DIRECTIVE:
Repeat exactly the lines of the listing below, please, starting with the first and ending with the line containing "0.0, -0.25, 2.6];"; leave out the rest.

DATASET CONTENT:

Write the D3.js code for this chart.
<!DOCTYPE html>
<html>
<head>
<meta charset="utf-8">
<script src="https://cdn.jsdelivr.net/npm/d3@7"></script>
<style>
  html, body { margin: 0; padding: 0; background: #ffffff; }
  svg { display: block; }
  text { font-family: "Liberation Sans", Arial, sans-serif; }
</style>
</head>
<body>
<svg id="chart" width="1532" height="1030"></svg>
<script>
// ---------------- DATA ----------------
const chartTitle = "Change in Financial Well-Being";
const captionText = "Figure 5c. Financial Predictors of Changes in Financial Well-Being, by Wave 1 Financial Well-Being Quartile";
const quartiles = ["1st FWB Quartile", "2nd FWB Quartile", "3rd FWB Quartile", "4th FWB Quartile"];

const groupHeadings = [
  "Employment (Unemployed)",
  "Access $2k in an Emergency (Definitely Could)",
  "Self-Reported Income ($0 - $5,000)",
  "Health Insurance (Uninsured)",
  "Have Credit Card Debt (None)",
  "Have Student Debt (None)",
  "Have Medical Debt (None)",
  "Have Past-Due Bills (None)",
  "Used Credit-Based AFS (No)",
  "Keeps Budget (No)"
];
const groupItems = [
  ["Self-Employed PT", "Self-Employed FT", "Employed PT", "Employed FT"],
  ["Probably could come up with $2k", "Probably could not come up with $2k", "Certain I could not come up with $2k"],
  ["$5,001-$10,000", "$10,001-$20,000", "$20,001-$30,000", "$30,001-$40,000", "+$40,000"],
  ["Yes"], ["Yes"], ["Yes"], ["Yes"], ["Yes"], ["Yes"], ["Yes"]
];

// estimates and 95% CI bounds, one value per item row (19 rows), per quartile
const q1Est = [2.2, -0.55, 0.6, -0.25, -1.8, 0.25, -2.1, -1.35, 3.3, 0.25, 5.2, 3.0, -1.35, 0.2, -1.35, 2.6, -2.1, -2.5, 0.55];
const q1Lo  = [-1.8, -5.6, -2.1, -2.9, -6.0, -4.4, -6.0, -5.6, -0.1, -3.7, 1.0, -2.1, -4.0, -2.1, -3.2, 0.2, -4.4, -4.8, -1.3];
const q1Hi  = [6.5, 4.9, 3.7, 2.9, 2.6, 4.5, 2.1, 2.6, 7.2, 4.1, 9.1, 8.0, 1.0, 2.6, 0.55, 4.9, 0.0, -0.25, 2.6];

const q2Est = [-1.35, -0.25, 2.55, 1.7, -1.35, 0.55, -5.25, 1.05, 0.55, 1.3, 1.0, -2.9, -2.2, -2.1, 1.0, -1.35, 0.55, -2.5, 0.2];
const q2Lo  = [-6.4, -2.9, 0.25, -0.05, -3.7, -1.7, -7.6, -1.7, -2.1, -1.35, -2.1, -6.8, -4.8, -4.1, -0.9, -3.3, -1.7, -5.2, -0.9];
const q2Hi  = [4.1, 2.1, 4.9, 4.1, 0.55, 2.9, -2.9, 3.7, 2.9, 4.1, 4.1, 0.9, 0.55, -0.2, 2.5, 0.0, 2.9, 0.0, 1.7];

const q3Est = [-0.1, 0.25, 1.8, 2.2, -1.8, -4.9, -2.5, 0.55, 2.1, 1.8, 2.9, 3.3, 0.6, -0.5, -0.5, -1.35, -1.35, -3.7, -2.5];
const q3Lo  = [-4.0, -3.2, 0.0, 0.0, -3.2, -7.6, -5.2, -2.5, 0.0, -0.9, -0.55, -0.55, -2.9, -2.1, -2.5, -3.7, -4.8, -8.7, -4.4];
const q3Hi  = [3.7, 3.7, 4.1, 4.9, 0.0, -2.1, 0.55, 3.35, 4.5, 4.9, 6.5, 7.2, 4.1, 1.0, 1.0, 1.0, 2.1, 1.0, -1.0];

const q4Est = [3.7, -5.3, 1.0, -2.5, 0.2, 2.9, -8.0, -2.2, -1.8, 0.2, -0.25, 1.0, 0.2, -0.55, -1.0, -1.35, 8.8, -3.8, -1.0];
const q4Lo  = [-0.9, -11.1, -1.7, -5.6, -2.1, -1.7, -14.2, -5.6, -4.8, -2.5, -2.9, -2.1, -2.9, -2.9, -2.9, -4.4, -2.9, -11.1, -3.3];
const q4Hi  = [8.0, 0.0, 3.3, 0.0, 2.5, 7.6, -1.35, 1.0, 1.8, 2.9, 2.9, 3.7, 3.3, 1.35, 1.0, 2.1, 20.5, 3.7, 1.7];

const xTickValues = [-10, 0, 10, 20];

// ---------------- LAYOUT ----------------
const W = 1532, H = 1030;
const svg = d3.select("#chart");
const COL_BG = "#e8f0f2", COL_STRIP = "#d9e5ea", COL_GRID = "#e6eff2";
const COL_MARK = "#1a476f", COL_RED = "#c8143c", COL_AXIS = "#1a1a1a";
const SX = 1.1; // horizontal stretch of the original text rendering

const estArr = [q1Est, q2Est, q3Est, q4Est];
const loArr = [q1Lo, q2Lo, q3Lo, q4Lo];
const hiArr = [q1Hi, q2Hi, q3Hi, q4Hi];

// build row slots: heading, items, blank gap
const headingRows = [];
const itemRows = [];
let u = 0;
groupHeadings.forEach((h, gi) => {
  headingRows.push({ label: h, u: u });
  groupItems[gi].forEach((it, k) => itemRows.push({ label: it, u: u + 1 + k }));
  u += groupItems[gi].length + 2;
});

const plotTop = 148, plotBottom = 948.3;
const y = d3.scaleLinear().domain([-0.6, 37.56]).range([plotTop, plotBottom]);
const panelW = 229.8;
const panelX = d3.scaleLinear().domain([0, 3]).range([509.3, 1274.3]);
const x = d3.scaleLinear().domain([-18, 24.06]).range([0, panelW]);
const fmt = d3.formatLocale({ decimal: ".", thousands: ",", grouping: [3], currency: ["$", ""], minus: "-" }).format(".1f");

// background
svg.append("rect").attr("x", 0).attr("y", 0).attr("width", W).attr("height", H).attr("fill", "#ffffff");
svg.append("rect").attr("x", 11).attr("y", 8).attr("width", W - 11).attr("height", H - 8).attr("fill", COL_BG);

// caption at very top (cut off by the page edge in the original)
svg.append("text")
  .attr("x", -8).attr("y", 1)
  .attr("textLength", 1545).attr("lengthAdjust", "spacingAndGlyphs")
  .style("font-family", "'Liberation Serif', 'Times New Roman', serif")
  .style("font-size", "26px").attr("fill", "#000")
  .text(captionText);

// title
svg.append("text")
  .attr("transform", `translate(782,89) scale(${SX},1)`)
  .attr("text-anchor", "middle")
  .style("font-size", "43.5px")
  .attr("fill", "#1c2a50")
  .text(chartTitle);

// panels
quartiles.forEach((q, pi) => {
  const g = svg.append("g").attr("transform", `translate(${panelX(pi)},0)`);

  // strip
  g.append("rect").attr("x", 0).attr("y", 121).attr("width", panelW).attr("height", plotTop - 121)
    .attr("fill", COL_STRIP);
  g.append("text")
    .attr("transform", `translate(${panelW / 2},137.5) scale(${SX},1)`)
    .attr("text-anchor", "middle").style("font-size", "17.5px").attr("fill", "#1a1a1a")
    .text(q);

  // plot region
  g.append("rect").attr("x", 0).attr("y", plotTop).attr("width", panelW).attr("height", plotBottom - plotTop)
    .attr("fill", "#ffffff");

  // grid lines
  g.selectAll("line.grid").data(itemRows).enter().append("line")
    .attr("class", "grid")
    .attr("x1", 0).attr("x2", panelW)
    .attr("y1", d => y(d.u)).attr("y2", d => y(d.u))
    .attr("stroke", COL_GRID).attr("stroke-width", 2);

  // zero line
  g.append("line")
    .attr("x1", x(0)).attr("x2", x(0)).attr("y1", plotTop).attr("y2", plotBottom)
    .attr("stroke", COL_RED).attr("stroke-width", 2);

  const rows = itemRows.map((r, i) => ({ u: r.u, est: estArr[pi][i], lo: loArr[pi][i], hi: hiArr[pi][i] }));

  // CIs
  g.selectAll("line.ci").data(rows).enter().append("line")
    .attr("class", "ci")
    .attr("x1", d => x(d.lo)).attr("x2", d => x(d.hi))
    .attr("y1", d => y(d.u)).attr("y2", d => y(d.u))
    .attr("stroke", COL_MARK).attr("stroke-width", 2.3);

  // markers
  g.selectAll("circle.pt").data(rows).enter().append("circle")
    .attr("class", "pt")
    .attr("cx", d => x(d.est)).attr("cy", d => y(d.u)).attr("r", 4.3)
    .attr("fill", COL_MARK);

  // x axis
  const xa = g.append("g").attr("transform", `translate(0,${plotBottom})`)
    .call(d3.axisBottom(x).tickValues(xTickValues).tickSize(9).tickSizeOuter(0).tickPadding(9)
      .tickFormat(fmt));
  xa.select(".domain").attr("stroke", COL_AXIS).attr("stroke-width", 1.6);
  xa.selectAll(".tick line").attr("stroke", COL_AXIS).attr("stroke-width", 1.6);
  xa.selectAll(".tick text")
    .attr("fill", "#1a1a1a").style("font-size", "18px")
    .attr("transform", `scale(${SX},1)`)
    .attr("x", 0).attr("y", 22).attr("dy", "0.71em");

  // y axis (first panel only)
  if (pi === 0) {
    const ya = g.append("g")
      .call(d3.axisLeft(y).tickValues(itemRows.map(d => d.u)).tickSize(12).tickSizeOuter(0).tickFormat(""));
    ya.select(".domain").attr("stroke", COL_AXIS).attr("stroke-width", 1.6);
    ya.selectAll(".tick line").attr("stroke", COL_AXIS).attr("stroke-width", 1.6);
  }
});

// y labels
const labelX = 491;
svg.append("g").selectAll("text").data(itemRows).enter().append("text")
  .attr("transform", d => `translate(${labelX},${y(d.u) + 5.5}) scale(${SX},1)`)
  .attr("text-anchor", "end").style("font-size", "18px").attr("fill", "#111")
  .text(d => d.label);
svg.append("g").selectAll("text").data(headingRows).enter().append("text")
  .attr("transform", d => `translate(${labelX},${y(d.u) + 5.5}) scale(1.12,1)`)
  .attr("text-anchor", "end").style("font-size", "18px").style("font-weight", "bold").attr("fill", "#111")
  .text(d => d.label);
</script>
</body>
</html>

ANSWER TO THE PROBLEM:
Write the D3.js code for this chart.
<!DOCTYPE html>
<html>
<head>
<meta charset="utf-8">
<script src="https://cdn.jsdelivr.net/npm/d3@7"></script>
<style>
  html, body { margin: 0; padding: 0; background: #ffffff; }
  svg { display: block; }
  text { font-family: "Liberation Sans", Arial, sans-serif; }
</style>
</head>
<body>
<svg id="chart" width="1532" height="1030"></svg>
<script>
// ---------------- DATA ----------------
const chartTitle = "Change in Financial Well-Being";
const captionText = "Figure 5c. Financial Predictors of Changes in Financial Well-Being, by Wave 1 Financial Well-Being Quartile";
const quartiles = ["1st FWB Quartile", "2nd FWB Quartile", "3rd FWB Quartile", "4th FWB Quartile"];

const groupHeadings = [
  "Employment (Unemployed)",
  "Access $2k in an Emergency (Definitely Could)",
  "Self-Reported Income ($0 - $5,000)",
  "Health Insurance (Uninsured)",
  "Have Credit Card Debt (None)",
  "Have Student Debt (None)",
  "Have Medical Debt (None)",
  "Have Past-Due Bills (None)",
  "Used Credit-Based AFS (No)",
  "Keeps Budget (No)"
];
const groupItems = [
  ["Self-Employed PT", "Self-Employed FT", "Employed PT", "Employed FT"],
  ["Probably could come up with $2k", "Probably could not come up with $2k", "Certain I could not come up with $2k"],
  ["$5,001-$10,000", "$10,001-$20,000", "$20,001-$30,000", "$30,001-$40,000", "+$40,000"],
  ["Yes"], ["Yes"], ["Yes"], ["Yes"], ["Yes"], ["Yes"], ["Yes"]
];

// estimates and 95% CI bounds, one value per item row (19 rows), per quartile
const q1Est = [2.2, -0.55, 0.6, -0.25, -1.8, 0.25, -2.1, -1.35, 3.3, 0.25, 5.2, 3.0, -1.35, 0.2, -1.35, 2.6, -2.1, -2.5, 0.55];
const q1Lo  = [-1.8, -5.6, -2.1, -2.9, -6.0, -4.4, -6.0, -5.6, -0.1, -3.7, 1.0, -2.1, -4.0, -2.1, -3.2, 0.2, -4.4, -4.8, -1.3];
const q1Hi  = [6.5, 4.9, 3.7, 2.9, 2.6, 4.5, 2.1, 2.6, 7.2, 4.1, 9.1, 8.0, 1.0, 2.6, 0.55, 4.9, 0.0, -0.25, 2.6];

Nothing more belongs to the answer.